Over the course of her career, Boldt's research evolved and expanded. She defines herself as a curriculum theorist with interests in literacies, elementary and early childhood education; identity (including gender, sexuality, class and race) and post-identity; childhood studies; cultural studies; and disability studies. She works primarily with narrative research, drawing analytic lenses from Deleuzo-Guattarian, post-structural, and psychoanalytic theories.

At the undergraduate level, she teaches in the literacy block that is part of the elementary and early childhood education major and teacher certification program. She currently is the lead faculty member for the block.
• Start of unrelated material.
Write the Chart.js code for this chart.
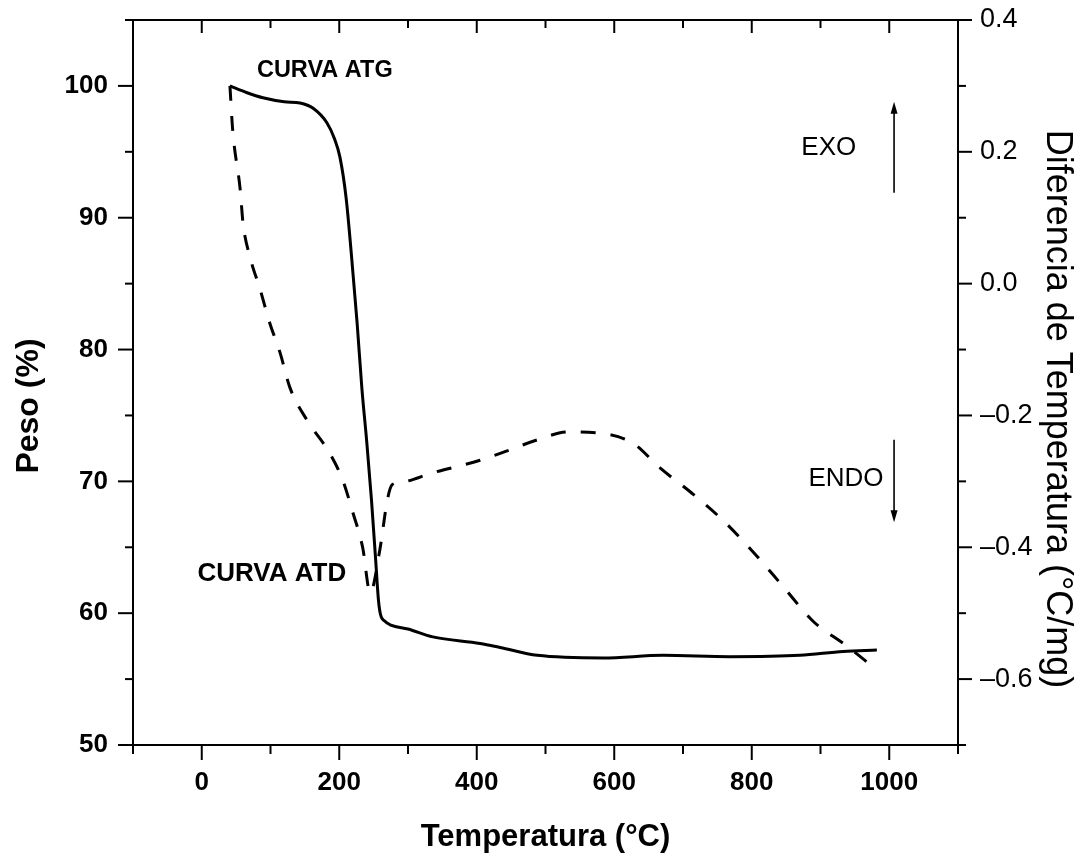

"We count on her scholarly insights into early childhood education to inform what our students learn about facilitating learning of children in pre-kindergarten through grade 4," said Rose Zbiek, head of the Department of Curriculum and Instruction. "Her research lives in a space that invites students interested in early childhood education and students interested in literacy broadly defined as to include but not be limited to traditional texts. For that reason, she is called on by a broad range of doctoral students to serve on their committees.”

Zbiek said Boldt brings theories consistent with the reconceptualization of early childhood education to the graduate program.

"Her course on Foucault (CI 529: Foucault in Education) is popular within and beyond the department and the College," Zbiek said.

Boldt earned a bachelor's degree in psychology from Trinity College; her teaching certification from Mills College in Oakland, California; a master of theological studies from the Divinity School at Harvard University; a mater of education in counseling from Penn State; and a doctorate from the University of Hawai’i in teacher education and curriculum studies.

Before coming to Penn State, Boldt was an assistant and associate professor in the Language, Literacy and Culture Program at the University of Iowa. She spent a year as a visiting scholar at the Chicago Psychoanalytic Institute and completed a postgraduate program at the Washington Center for Psychoanalysis called New Directions in Psychoanalytic Thinking. She has worked in the infant and young child program at the Washington School for Psychiatry; was a research fellow at the Anna Freud Center at the Yale Child Study Center; and is a research fellow of the American Psychoanalytic Association.